Friday 5 August 2011

When is a Catholic Not a Catholic?

Triptych of the Madonna della Misericordia  (c.1415)
 Jacobello del Fiore. Gallerie dell'Accademia, Venice
The Madonna della Misericordia is an eloquent expression of the all-encompassing love of the maternal Church, spreading her cloak around the people of Christ but always with room to spare for more to join, and always open at the front to draw us in. In Piero's version, there's a hangman and a prostitute, for God welcomes us as lovers and sinners and not as heroes, champions or pillars of society, nor as academics, journalists, lawyers, mothers, fathers, housewives, politicians, priests, office cleaners or even theologians! "All that is left of us is love" (Philip Larkin). In the end, that's the only qualification we need in order to be there, and it's the love we give and receive that gives shape and form to our presence there. That's why, in this particular version of the painting, I love the image of Christ snuggled not in the womb but in the heart of his mother - her love encircles him in her heart, and his love radiates out through her to us. That is for me the meaning of the motherhood of the Church.

In the end, it matters very little whether we are progressives or traditionalists, conservatives or liberals, radicals or reactionaries, gay or straight. The hallmark of our faith is not the power of our intellect, the persuasiveness of our rhetoric, the depth of our conviction, the conventionality of our lives, nor even the number of people who folllow our blogs, but the love which holds us together within that encircling and open maternal canopy.

I don't regard myself as a progressive, although I see I've been described as one. My views on progressives, liberals and even on Polly Toynbee are readily available in my book, The New Atheists. (By the way, click on the image and see how much Fiore's Madonna looks like Polly Toynbee.)  But these labels - progressive, liberal, conservative, etc. - fail to accommodate the complexity of what most of us actually think when we reflect on life, justice and meaning, and I believe that, whatever our political, ecclesiological or ideological differences, most of us are motivated by a quest for the good and the just. We all have to work out what that means in reasoned and informed debate, and that means we're a diverse and messy bunch gathered within that cloak, and our blogs reflect that. The Catholic blogosphere looks more like a pillow fight in a tent than like the faithful gathered within the enfolding robe of maternal love. It would take a brave soul to want to be part of it!
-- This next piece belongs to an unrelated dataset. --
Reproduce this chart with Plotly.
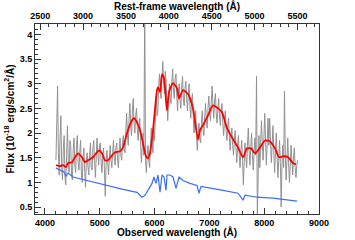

Nevertheless, the Catholic tradition also teaches that there are some aspects of faith which are revealed to us by God and not accessible to reason alone, even although it's not irrational to hold them. That's why there is a difference between the Church's moral teachings, in which through the use of reason we strive together with others in our cultures and communities to discover what it means to live well (which means there will inevitably be some disagreement), and the Church's doctrines, in which we hold shared beliefs that we do not reasonably expect everybody to understand, althought we can give a reasonable account of why we believe them. So, while Catholic theologians can and must be part of informed and reasoned public debate about matters of morals, politics and society, and while we can and must use mind as well as heart, study as well as prayer, to better understand the mysteries of our faith, I don't think those mysteries are themselves open to debate. We should not be in the business of counting the persons in the godhead to see if somebody made a mistake!

That's why this comment which I discovered out there on the blogosphere concerns me: "Her documented views about. e.g. the divinity of Jesus, which I will not repeat on here, show that she has some deeply seated mis-understandings about basic Catholic beliefs, despite her clear intelligence." I would ask if anybody shares those concerns, they let me know where exactly these documented views are which show my misunderstanding, since as far as I know I have never publicly said or written anything at all which would challenge Catholic orthodoxy with regard to the divinity of Jesus. I think if I were to do that, I might come to the conclusion that, beautiful and consoling though that sheltering cloak of the Catholic faith is, I would have to step out from under its warmth and face the infinite heavens without it.